Aim: Show all lines of the listing that hold the word "this".

Source records:
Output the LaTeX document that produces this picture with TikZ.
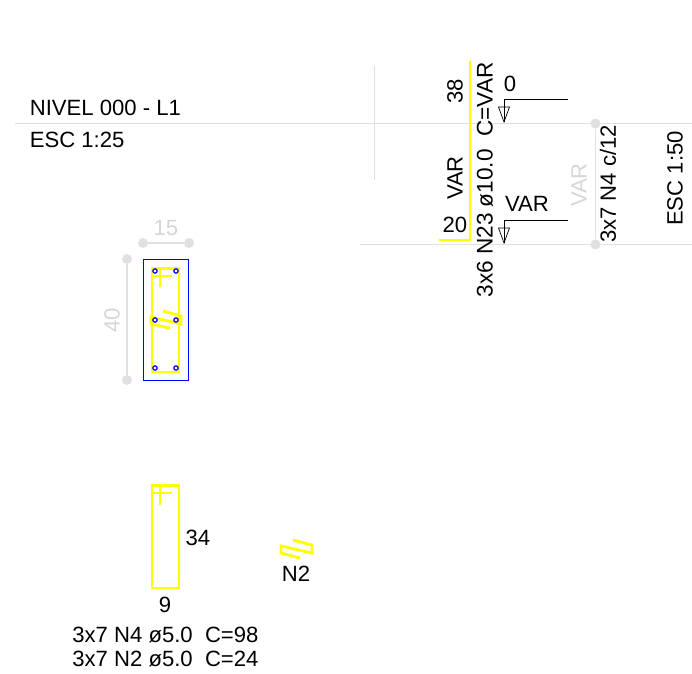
\documentclass[tikz,border=0pt]{standalone}
\usepackage{fontspec}
\setmainfont{Liberation Sans}
\definecolor{cadgrey}{HTML}{E0E0E0}
\definecolor{cadyellow}{HTML}{FFFF00}
\definecolor{cadblue}{HTML}{0000FF}
\begin{document}
\begin{tikzpicture}[x=0.5pt, y=-0.5pt, font=\fontsize{11.05}{13}\selectfont,
        label/.style={inner sep=0pt, text=black},
        greylabel/.style={inner sep=0pt, text=black!16},
        grid/.style={draw=cadgrey, line width=0.5pt},
        dim/.style={draw=cadgrey, line width=0.7pt},
        tick/.style={circle, fill=cadgrey, inner sep=0pt, minimum size=5pt},
        bar/.style={draw=cadyellow, line width=1.4pt, line join=miter},
        thinbar/.style={draw=cadyellow, line width=1pt},
        rebar/.style={circle, draw=cadblue, fill=white, line width=0.6pt, inner sep=0pt, minimum size=2.2pt},
        level/.style={draw=black, line width=0.35pt}]
        \useasboundingbox (0,0) rectangle (692,674);

        \node (nivel) [label, anchor=base west] at (29.5,116) {NIVEL 000 - L1};
        \node (esctop) [label, anchor=base west] at (29.5,148) {ESC 1:25};
        \coordinate (gridal) at (15,123.5);
        \coordinate (gridar) at (692,123.5);
        \coordinate (gridbl) at (360,244.5);
        \coordinate (gridbr) at (692,244.5);
        \coordinate (gridct) at (374,66);
        \coordinate (gridcb) at (374,180);
        \draw[grid] (gridal) edge (gridar);
        \draw[grid] (gridbl) edge (gridbr);
        \draw[grid] (gridct) edge (gridcb);

        \coordinate (bartop) at (470,61);
        \coordinate (barcorner) at (470,240);
        \coordinate (barend) at (439,240);
        \draw[thinbar] (bartop) -- (barcorner) -- (barend);
        \node (lenbig) [label, rotate=90] at (455,91) {38};
        \node (lenvar) [label, rotate=90] at (455,178) {VAR};
        \node (lensmall) [label] at (455,225) {20};
        \node (barcall) [label, rotate=90, font=\fontsize{11.3}{13}\selectfont] at (485,180) {3x6 N23 ø10.0\ \ C=VAR};

        \node (levzero) [label] at (510,84) {0};
        \coordinate (levas) at (568,99);
        \coordinate (levab) at (504,99);
        \coordinate (levac) at (504,122);
        \draw[level] (levas) -- (levab) -- (levac);
        \draw[level] (levac) -- ++(-5.5,-15) -- ++(11,0) -- cycle;
        \node (levvar) [label] at (527,204) {VAR};
        \coordinate (levbs) at (568,220);
        \coordinate (levbb) at (504,220);
        \coordinate (levbc) at (504,243);
        \draw[level] (levbs) -- (levbb) -- (levbc);
        \draw[level] (levbc) -- ++(-5.5,-15) -- ++(11,0) -- cycle;

        \node (spant) [tick] at (595.5,123.5) {};
        \node (spanb) [tick] at (595.5,244.5) {};
        \draw[dim] (spant) edge (spanb);
        \node (spanvar) [greylabel, rotate=90] at (579,185) {VAR};
        \node (spancall) [label, rotate=90] at (608,184) {3x7 N4 c/12};
        \node (escside) [label, rotate=90] at (675,178.5) {ESC 1:50};

        \node (widthl) [tick] at (143,243) {};
        \node (widthr) [tick] at (189,243) {};
        \draw[dim] (widthl) edge (widthr);
        \node (widthtxt) [greylabel] at (166,228) {15};
        \node (heightt) [tick] at (127,259) {};
        \node (heightb) [tick] at (127,380) {};
        \draw[dim] (heightt) edge (heightb);
        \node (heighttxt) [greylabel, rotate=90] at (112,320) {40};

        \draw[draw=cadblue, line width=0.5pt] (143.5,259.5) rectangle (188.5,380.5);
        \draw[bar] (152,268.5) rectangle (179,372);
        \draw[thinbar] (152,276) -- (172,276);
        \draw[thinbar] (160,268.5) -- (160,287);
        \draw[bar] (163,311) -- (181,316) -- (181,324) -- (151,317) -- (151,324) -- (170,328);
        \foreach \px/\py [count=\i] in {155/271, 176/271, 155/320, 176/320, 155/368, 176/368}
            \node (rebar\i) [rebar] at (\px,\py) {};

        \draw[bar] (152,485.5) rectangle (179,588);
        \draw[thinbar] (152,493) -- (172,493);
        \draw[thinbar] (160,485.5) -- (160,505);
        \node (stirh) [label] at (198,538) {34};
        \node (stirw) [label] at (165,605) {9};
        \draw[bar] (293,540) -- (312,545) -- (312,553) -- (281,546) -- (281,553) -- (300,558);
        \node (tiename) [label] at (296,574) {N2};
        \node (callone) [label, anchor=base west] at (72,642) {3x7 N4 ø5.0\ \ C=98};
        \node (calltwo) [label, anchor=base west] at (72,666) {3x7 N2 ø5.0\ \ C=24};
    \end{tikzpicture}
\end{document}
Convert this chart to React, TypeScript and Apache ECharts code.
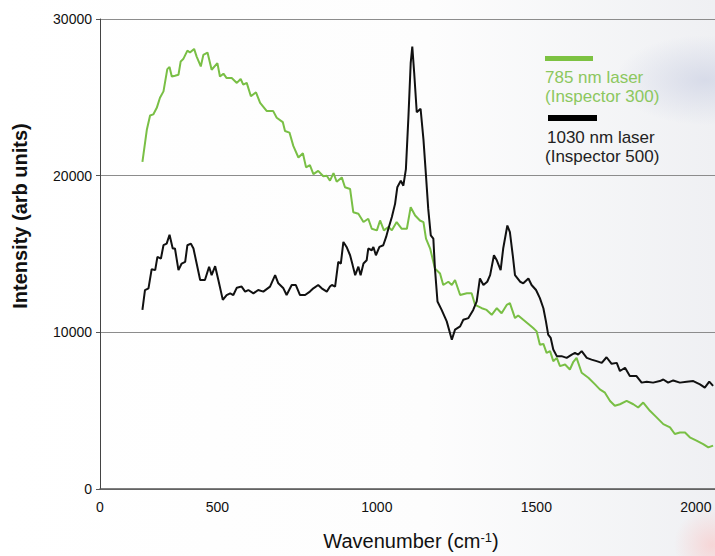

Full response:
Output the LaTeX document that produces this picture with TikZ.
Convert this chart to React, TypeScript and Apache ECharts code.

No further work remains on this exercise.